In the future, it should be fairly easy to use Redis to communicate machine load statistics, and I think we should pursue that. However, reportedly the 25% workaround already produces reasonably good behavior.
Task scheduler improvements
There are a couple other obvious opportunities to enhance Rush's strategy for task scheduling across machines:
For clustering of operations, the algorithm could anticipate all the clusters within a cobuild run.
The number of cobuild runner VMs is also an important variable to optimize. In my initial tests, it is a fixed number, but obviously a job that builds a small number of projects should need less VMs. From my investigations of various CI products, it is straightforward for a program script to specify the number of VMs dynamically.
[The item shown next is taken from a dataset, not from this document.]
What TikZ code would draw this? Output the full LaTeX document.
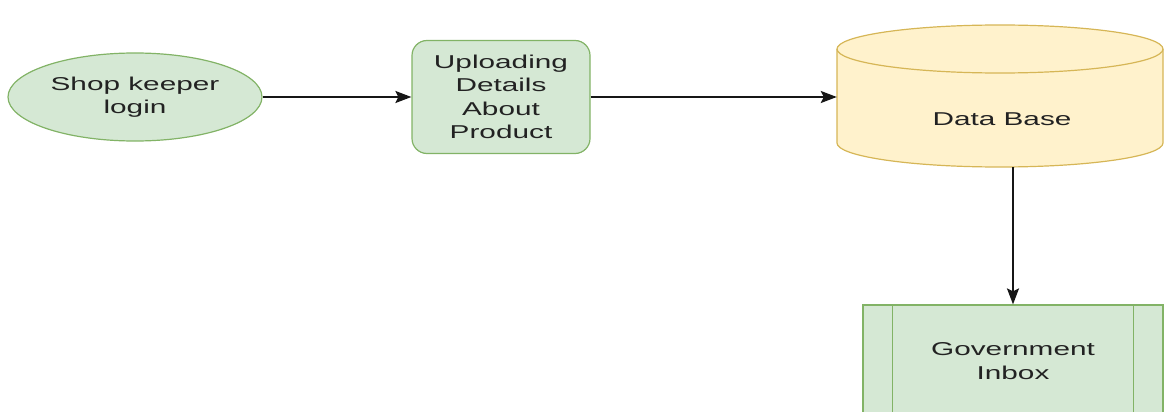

It could be a simple heuristic (using
rush list --to git:origin/main for example), but I think Rush should provide a standard mechanism for calculating this.
Engineers often watch their build output in realtime to monitor progress and see whether errors have occurred. Rush has always provided realtime line-by-line output (cleverly "collated" by project, rather than interleaved). It looks like this:
Selected X operations:
==[ my_package_name (build) ]=====================================[ 1 of X ]==
This project was not found in the local build cache. Querying the cloud build cache.
This project was not found in the build cache.
Invoking: my-build my_package_name
Use predefined duration 730ms.
Caching build output folders: dist
Trying to find "tar" binary
Upload build cache to remote success.
Successfully set cache entry.
"my_package_name (build)" completed successfully in 1.06 seconds.
In a traditional build, all tasks are executed on a single machine, so obtaining realtime output is easy. But with the cobuild feature, much of the log output will be restored from the cache. This is no longer line-by-line, but instead comes in big chunks as each cache entry is restored. As the logs appear at a higher latency, it may give a psychological impression of sluggishness. However, the underlying computation runs at the same speed.
Rather than further complicating the cobuild design, we could tackle this separately, by creating a centralized dashboard for monitoring Rush progress. This would be a separate feature that would also provide a richer monitoring experience even without cobuilds.
Things often start out simple, but they tend to become complicated quickly. However, one of the beauties of computer science is the ability to control and manage this complexity effectively. Implementing the cobuild feature for Rush was indeed a challenging yet rewarding process for us. Not only did it enhance my development skills, but also taught invaluable lessons in problem-solving, patience, and resilience.